One potential solution to overcoming this challenge is to create metadata tables as part of a relational database. These tables would contain all metadata information for the classes, data property, object properties, and even annotation properties. Rather than creating a new approach, this could leverage the technology already in use in these relational database systems. Additionally, this extension could be added to previously proposed automated ontology creation approaches. Example metadata tables are shown in Fig. 1.

Fig. 1.
figure 1

Example automated metadata database

In Fig. 1, there are three tables: instance data, attribute metadata, and annotation metadata. Attributes refer to the columns in the instance data table and are converted to object and data properties based on the approach used in this work.

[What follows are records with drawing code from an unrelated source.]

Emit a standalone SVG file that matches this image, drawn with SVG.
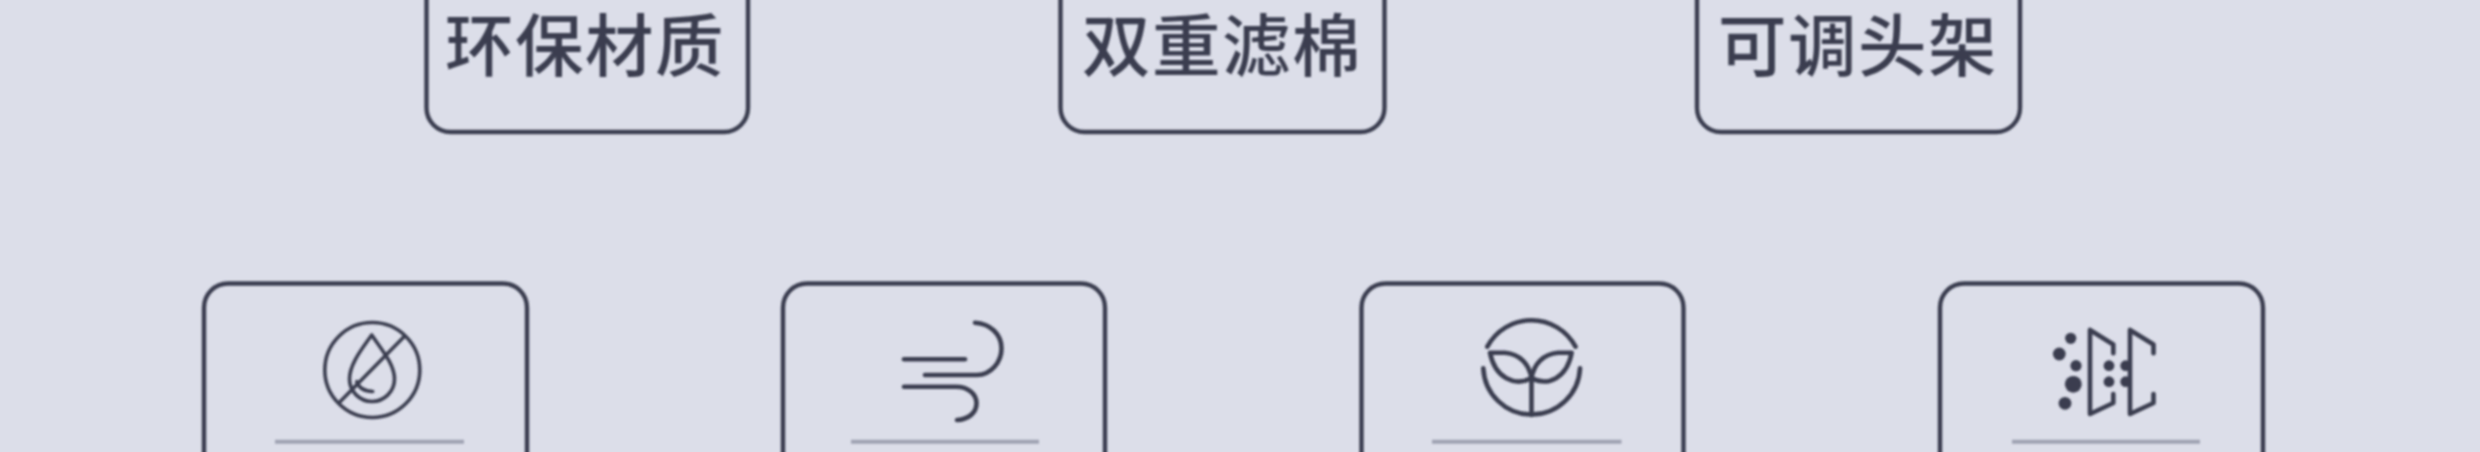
<svg xmlns="http://www.w3.org/2000/svg" width="2480" height="452" viewBox="0 0 2480 452">
<defs>
<style>
.box{fill:none;stroke:#3a3e4f;stroke-width:4.4}
.label{font-family:"Noto Sans CJK SC","Noto Sans",sans-serif;font-size:68.5px;font-weight:500;fill:#3a3e4f;text-anchor:middle;letter-spacing:1.5px}
.rule{stroke:#9fa2b2;stroke-width:4;fill:none}
.ico{fill:none;stroke:#3a3e4f;stroke-width:3.6;stroke-linecap:round;stroke-linejoin:round}
.ico2{fill:none;stroke:#3a3e4f;stroke-width:4.6;stroke-linecap:round;stroke-linejoin:round}
.dot{fill:#3a3e4f}
</style>
<filter id="soft" x="-2%" y="-10%" width="104%" height="120%"><feGaussianBlur stdDeviation="0.9"/></filter>
</defs>
<rect width="2480" height="452" fill="#dcdee9"/>
<g filter="url(#soft)">
<g id="tag-material">
<rect class="box" x="426.5" y="-60" width="321.5" height="192" rx="24"/>
<text class="label" x="585" y="70.5">环保材质</text>
</g>
<g id="tag-filter">
<rect class="box" x="1060.5" y="-60" width="324" height="192" rx="24"/>
<text class="label" x="1222" y="70.5">双重滤棉</text>
</g>
<g id="tag-headrest">
<rect class="box" x="1697" y="-60" width="323" height="192" rx="24"/>
<text class="label" x="1858" y="70.5">可调头架</text>
</g>
<g id="card-nodrop">
<rect class="box" x="204" y="283.5" width="323" height="240" rx="24"/>
<circle class="ico" cx="372.3" cy="370" r="47.5"/>
<path class="ico" d="M371.7 335C362 349 349.5 364 349.5 379A22.5 22.5 0 0 0 394.5 379C394.5 364 381 349 371.7 335Z"/>
<path class="ico" d="M340 401.7L404 336.7"/>
<path class="ico" d="M356.7 381.7C359 388 365 391.5 372.7 391.5"/>
<line class="rule" x1="275" y1="441.7" x2="464" y2="441.7"/>
</g>
<g id="card-wind">
<rect class="box" x="783" y="283.5" width="322" height="240" rx="24"/>
<path class="ico2" d="M904 359.3H965"/>
<path class="ico2" d="M925 375H977C991 375 1001.5 362 1001.5 348.5C1001.5 334 990 323.5 975 322.7"/>
<path class="ico2" d="M904 386.7H956C968 386.7 976.5 394 976.5 403.5C976.5 413 968 419.5 957 420"/>
<line class="rule" x1="851" y1="441.7" x2="1039" y2="441.7"/>
</g>
<g id="card-leaf">
<rect class="box" x="1361.5" y="283.5" width="322" height="240" rx="24"/>
<path class="ico2" d="M1487.3 346.7A50 50 0 0 1 1575.5 346.7"/>
<path class="ico2" d="M1483.3 368.3A48.4 48.4 0 0 0 1580 368.3"/>
<path class="ico2" d="M1490 352.7H1505C1520 354 1529 364 1531.5 378C1515 387 1495 378 1490 352.7Z"/>
<path class="ico2" d="M1571.7 352.7H1558C1543 354 1534 364 1531.5 378C1548 387 1567 378 1571.7 352.7Z"/>
<path class="ico2" d="M1531.5 378V415"/>
<line class="rule" x1="1432" y1="441.7" x2="1621.5" y2="441.7"/>
</g>
<g id="card-particles">
<rect class="box" x="1940" y="283.5" width="323" height="240" rx="24"/>
<circle class="dot" cx="2070.7" cy="338.3" r="5.6"/>
<circle class="dot" cx="2059.3" cy="354" r="6.4"/>
<circle class="dot" cx="2076" cy="365.7" r="5.6"/>
<circle class="dot" cx="2073.3" cy="384.3" r="8.4"/>
<circle class="dot" cx="2065" cy="403.3" r="6.4"/>
<circle class="dot" cx="2109" cy="365.7" r="5.4"/>
<circle class="dot" cx="2109" cy="381.7" r="5.4"/>
<circle class="dot" cx="2125.7" cy="365.7" r="5.4"/>
<circle class="dot" cx="2125.7" cy="381.7" r="5.4"/>
<path class="ico2" d="M2113.3 353.3V344.5L2090 330V414L2113.3 403V394"/>
<path class="ico2" d="M2153.5 353.3V344.5L2130 330V414L2153.5 403V394"/>
<line class="rule" x1="2012" y1="441.7" x2="2200" y2="441.7"/>
</g>
</g>
</svg>
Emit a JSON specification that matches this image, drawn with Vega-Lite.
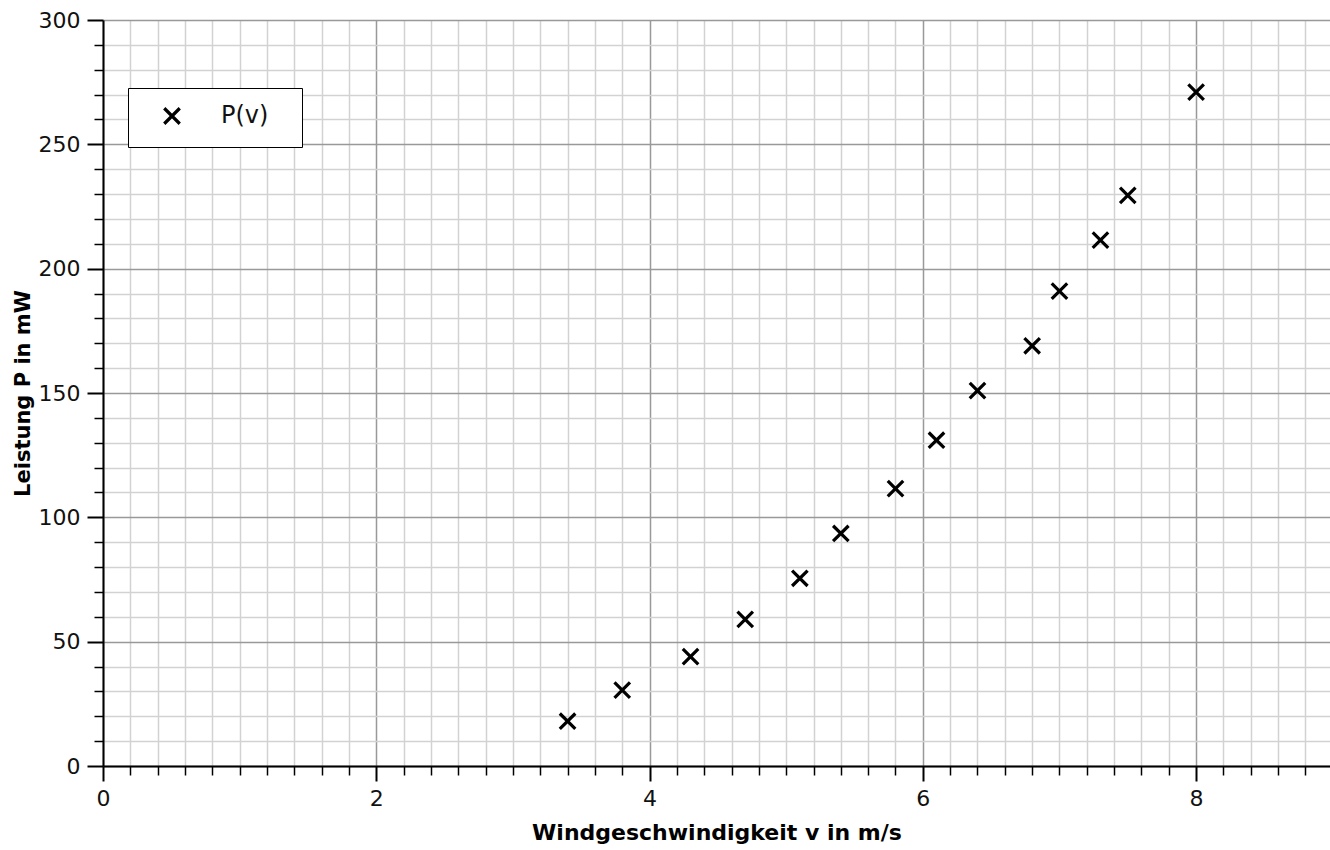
{
  "$schema": "https://vega.github.io/schema/vega-lite/v6.json",
  "width": 1227,
  "height": 746,
  "autosize": "none",
  "padding": {"left": 103, "top": 20, "right": 0, "bottom": 84},
  "background": "white",
  "config": {"view": {"stroke": null}, "font": "DejaVu Sans"},
  "data": {
    "values": [
      {"v": 3.4, "P": 18, "s": "P(v)"},
      {"v": 3.8, "P": 30.5, "s": "P(v)"},
      {"v": 4.3, "P": 44, "s": "P(v)"},
      {"v": 4.7, "P": 59, "s": "P(v)"},
      {"v": 5.1, "P": 75.5, "s": "P(v)"},
      {"v": 5.4, "P": 93.5, "s": "P(v)"},
      {"v": 5.8, "P": 111.5, "s": "P(v)"},
      {"v": 6.1, "P": 131, "s": "P(v)"},
      {"v": 6.4, "P": 151, "s": "P(v)"},
      {"v": 6.8, "P": 169, "s": "P(v)"},
      {"v": 7.0, "P": 191, "s": "P(v)"},
      {"v": 7.3, "P": 211.5, "s": "P(v)"},
      {"v": 7.5, "P": 229.5, "s": "P(v)"},
      {"v": 8.0, "P": 271, "s": "P(v)"}
    ]
  },
  "layer": [
    {
      "mark": {"type": "point", "opacity": 0},
      "encoding": {
        "x": {
          "field": "v", "type": "quantitative",
          "scale": {"domain": [0, 8.98], "nice": false, "zero": false},
          "axis": {
            "orient": "bottom",
            "values": [0.2, 0.4, 0.6, 0.8, 1, 1.2, 1.4, 1.6, 1.8, 2.2, 2.4, 2.6, 2.8, 3, 3.2, 3.4, 3.6, 3.8, 4.2, 4.4, 4.6, 4.8, 5, 5.2, 5.4, 5.6, 5.8, 6.2, 6.4, 6.6, 6.8, 7, 7.2, 7.4, 7.6, 7.8, 8.2, 8.4, 8.6, 8.8],
            "grid": true, "gridColor": "#d2d2d2", "gridWidth": 1.5, "gridOpacity": 1,
            "labels": false, "domain": false,
            "ticks": true, "tickColor": "#000", "tickSize": 9, "tickWidth": 1.5,
            "title": null
          }
        },
        "y": {
          "field": "P", "type": "quantitative",
          "scale": {"domain": [0, 300], "nice": false},
          "axis": {
            "orient": "left",
            "values": [10, 20, 30, 40, 60, 70, 80, 90, 110, 120, 130, 140, 160, 170, 180, 190, 210, 220, 230, 240, 260, 270, 280, 290],
            "grid": true, "gridColor": "#d2d2d2", "gridWidth": 1.5, "gridOpacity": 1,
            "labels": false, "domain": false,
            "ticks": true, "tickColor": "#000", "tickSize": 9, "tickWidth": 1.5,
            "title": null
          }
        }
      }
    },
    {
      "mark": {"type": "point", "shape": "M-1,-1L1,1M1,-1L-1,1", "filled": false, "size": 240, "strokeWidth": 3.2, "opacity": 1},
      "encoding": {
        "x": {
          "field": "v", "type": "quantitative",
          "scale": {"domain": [0, 8.98], "nice": false, "zero": false},
          "axis": {
            "orient": "bottom",
            "values": [0, 2, 4, 6, 8],
            "grid": true, "gridColor": "#999999", "gridWidth": 1.5, "gridOpacity": 1,
            "domain": true, "domainColor": "#000", "domainWidth": 2,
            "ticks": true, "tickColor": "#000", "tickSize": 15, "tickWidth": 2,
            "labelFontSize": 22, "labelColor": "#111", "labelPadding": 7, "labelFlush": false,
            "title": "Windgeschwindigkeit v in m/s",
            "titleFontSize": 22, "titleFontWeight": "bold", "titleColor": "#000", "titlePadding": 13
          }
        },
        "y": {
          "field": "P", "type": "quantitative",
          "scale": {"domain": [0, 300], "nice": false},
          "axis": {
            "orient": "left",
            "values": [0, 50, 100, 150, 200, 250, 300],
            "grid": true, "gridColor": "#999999", "gridWidth": 1.5, "gridOpacity": 1,
            "domain": true, "domainColor": "#000", "domainWidth": 2,
            "ticks": true, "tickColor": "#000", "tickSize": 16, "tickWidth": 2,
            "labelFontSize": 22, "labelColor": "#111", "labelPadding": 7,
            "title": "Leistung P in mW",
            "titleFontSize": 21, "titleFontWeight": "bold", "titleColor": "#000", "titlePadding": 5
          }
        },
        "color": {
          "field": "s", "type": "nominal",
          "scale": {"range": ["#000"]},
          "legend": {
            "orient": "none", "legendX": 25, "legendY": 68,
            "title": null, "padding": 16,
            "strokeColor": "#000", "fillColor": "#fff",
            "symbolType": "M-1,-1L1,1M1,-1L-1,1", "symbolSize": 240, "symbolStrokeWidth": 3.2,
            "symbolStrokeColor": "#000", "symbolFillColor": "transparent",
            "labelFontSize": 24, "labelColor": "#111",
            "labelExpr": "datum.label + '\u2800'",
            "symbolOffset": 16, "labelOffset": 37
          }
        }
      }
    }
  ],
  "resolve": {"axis": {"x": "independent", "y": "independent"}}
}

Annotations refer to the annotation properties used to describe the attribute metadata. This second level of annotations is important to describe custom metadata used in a system. Many of the properties for the USGS TNM datasets can be seen in the SpecX database including name, definition, type, allow nulls, domain, default value, comments, and many more. Whereas some of these annotations may seem intuitive, fields such as precision and length which are generated by third-party software are not. Thus, exact definitions need to be provided to allow for accurate comparisons of classes and properties between ontologies.

7 Conclusion

This work highlights the need for annotation properties to properly align and use instance data from different ontologies. Additional rules to create an OWL ontology directly from a relational database that addresses the need for these properties is proposed. An ontology was manually created using the Protege tool to show the results of implementing the proposed approach. It incorporated multiple different datasets and data layers produced by the USGS TNM. The ontology excluded instance data due to the size of the datasets. Furthermore, the OntoDebug plugin was used to validate the formal logic present within the OWL ontology. The results from three different reasoners prove that the formal logic in the results of the proposed approach is coherent and consistent.

An automated solution for storing metadata attributes within the database with the instance data was introduced, which addresses the inherent issues of a manual approach. If metadata attributes are stored within the database, they could be converted to annotation properties. This approach could serve as an extension to previously created solutions instead of requiring new solutions to be generated. However, the actual creation of this automated tool is left to future research.

Any use of trade, firm, or product names is for descriptive purposes only and does not imply endorsement by the U.S. Government.